### WHAT TO WORK ON
Every record should be copied exactly, except that pictures are to be omitted.

### SUPPLIED DATA

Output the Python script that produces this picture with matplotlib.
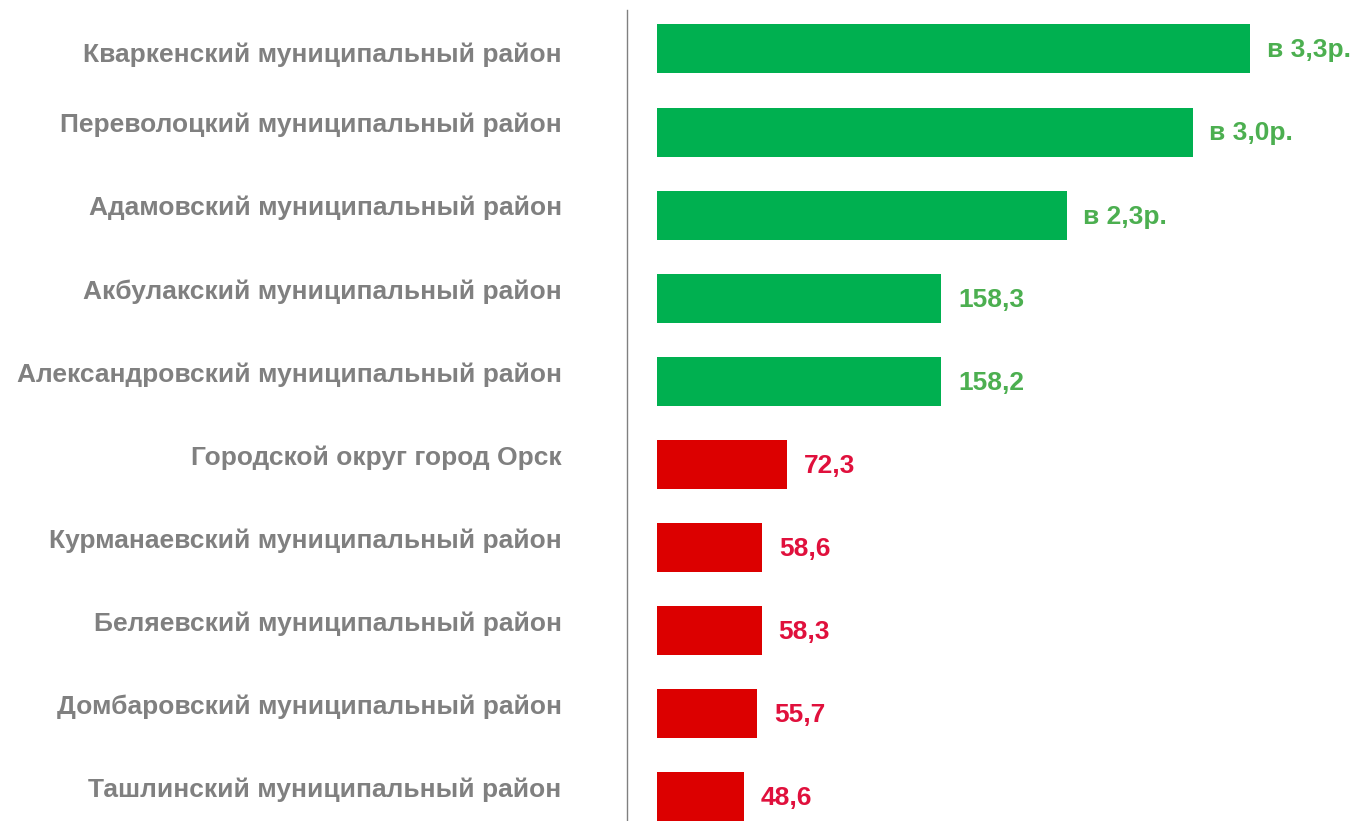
import matplotlib
matplotlib.use("Agg")
import matplotlib.pyplot as plt
from matplotlib import font_manager

# data
districts = [
    "Кваркенский муниципальный район",
    "Переволоцкий муниципальный район",
    "Адамовский муниципальный район",
    "Акбулакский муниципальный район",
    "Александровский муниципальный район",
    "Городской округ город Орск",
    "Курманаевский муниципальный район",
    "Беляевский муниципальный район",
    "Домбаровский муниципальный район",
    "Ташлинский муниципальный район",
]
values = [330, 298, 228, 158.3, 158.2, 72.3, 58.6, 58.3, 55.7, 48.6]
value_labels = ["в 3,3р.", "в 3,0р.", "в 2,3р.", "158,3", "158,2",
                "72,3", "58,6", "58,3", "55,7", "48,6"]

names = set(f.name for f in font_manager.fontManager.ttflist)
fam = "Liberation Sans Narrow" if "Liberation Sans Narrow" in names else "Liberation Sans"
plt.rcParams['font.family'] = [fam, 'DejaVu Sans']

bar_green = "#00b050"
bar_red = "#dc0000"
txt_green = "#4caf50"
txt_red = "#e0103c"
gray = "#808080"

fig = plt.figure(figsize=(13.55, 8.21), dpi=100)
ax = fig.add_axes([627/1355, 0, 1 - 627/1355, 1 - 10/821])

ypos = list(range(len(values)))
colors = [bar_green if v >= 100 else bar_red for v in values]
ax.barh(ypos, values, height=0.59, color=colors)

ax.set_xlim(-16.7, 388.4)
ax.set_ylim(9.29, -0.469)

for i, v in enumerate(values):
    c = txt_green if v >= 100 else txt_red
    ax.annotate(value_labels[i], (v, i), xytext=(12, -1), textcoords="offset points",
                ha="left", va="center", fontsize=19, fontweight="bold", color=c)
    # the first label sits a little lower than the others in the original
    dy = -4 if i == 0 else 5
    ax.annotate(districts[i], (0, i), xycoords=("axes fraction", "data"),
                xytext=(-47, dy), textcoords="offset points",
                ha="right", va="center", fontsize=19, fontweight="bold", color=gray)

for s in ["top", "right", "bottom"]:
    ax.spines[s].set_visible(False)
ax.spines["left"].set_color("#808080")
ax.spines["left"].set_linewidth(1)
ax.set_xticks([])
ax.set_yticks([])

fig.savefig("out.png", dpi=100)
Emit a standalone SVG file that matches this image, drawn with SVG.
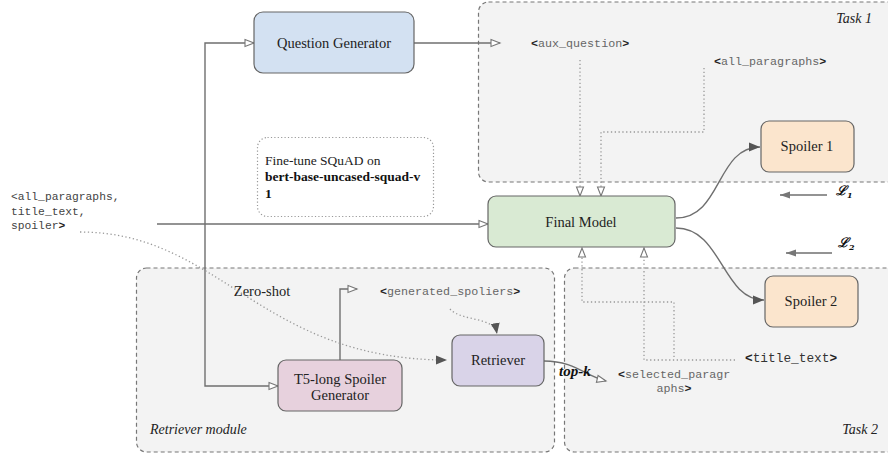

### SOLUTION BELOW
Output the Python script that produces this picture with matplotlib.
import matplotlib
matplotlib.use("Agg")
import matplotlib.pyplot as plt
from matplotlib import font_manager

# data
districts = [
    "Кваркенский муниципальный район",
    "Переволоцкий муниципальный район",
    "Адамовский муниципальный район",
    "Акбулакский муниципальный район",
    "Александровский муниципальный район",
    "Городской округ город Орск",
    "Курманаевский муниципальный район",
    "Беляевский муниципальный район",
    "Домбаровский муниципальный район",
    "Ташлинский муниципальный район",
]
values = [330, 298, 228, 158.3, 158.2, 72.3, 58.6, 58.3, 55.7, 48.6]
value_labels = ["в 3,3р.", "в 3,0р.", "в 2,3р.", "158,3", "158,2",
                "72,3", "58,6", "58,3", "55,7", "48,6"]

names = set(f.name for f in font_manager.fontManager.ttflist)
fam = "Liberation Sans Narrow" if "Liberation Sans Narrow" in names else "Liberation Sans"
plt.rcParams['font.family'] = [fam, 'DejaVu Sans']

bar_green = "#00b050"
bar_red = "#dc0000"
txt_green = "#4caf50"
txt_red = "#e0103c"
gray = "#808080"

fig = plt.figure(figsize=(13.55, 8.21), dpi=100)
ax = fig.add_axes([627/1355, 0, 1 - 627/1355, 1 - 10/821])

ypos = list(range(len(values)))
colors = [bar_green if v >= 100 else bar_red for v in values]
ax.barh(ypos, values, height=0.59, color=colors)

ax.set_xlim(-16.7, 388.4)
ax.set_ylim(9.29, -0.469)

for i, v in enumerate(values):
    c = txt_green if v >= 100 else txt_red
    ax.annotate(value_labels[i], (v, i), xytext=(12, -1), textcoords="offset points",
                ha="left", va="center", fontsize=19, fontweight="bold", color=c)
    # the first label sits a little lower than the others in the original
    dy = -4 if i == 0 else 5
    ax.annotate(districts[i], (0, i), xycoords=("axes fraction", "data"),
                xytext=(-47, dy), textcoords="offset points",
                ha="right", va="center", fontsize=19, fontweight="bold", color=gray)

for s in ["top", "right", "bottom"]:
    ax.spines[s].set_visible(False)
ax.spines["left"].set_color("#808080")
ax.spines["left"].set_linewidth(1)
ax.set_xticks([])
ax.set_yticks([])

fig.savefig("out.png", dpi=100)
Emit a standalone SVG file that matches this image, drawn with SVG.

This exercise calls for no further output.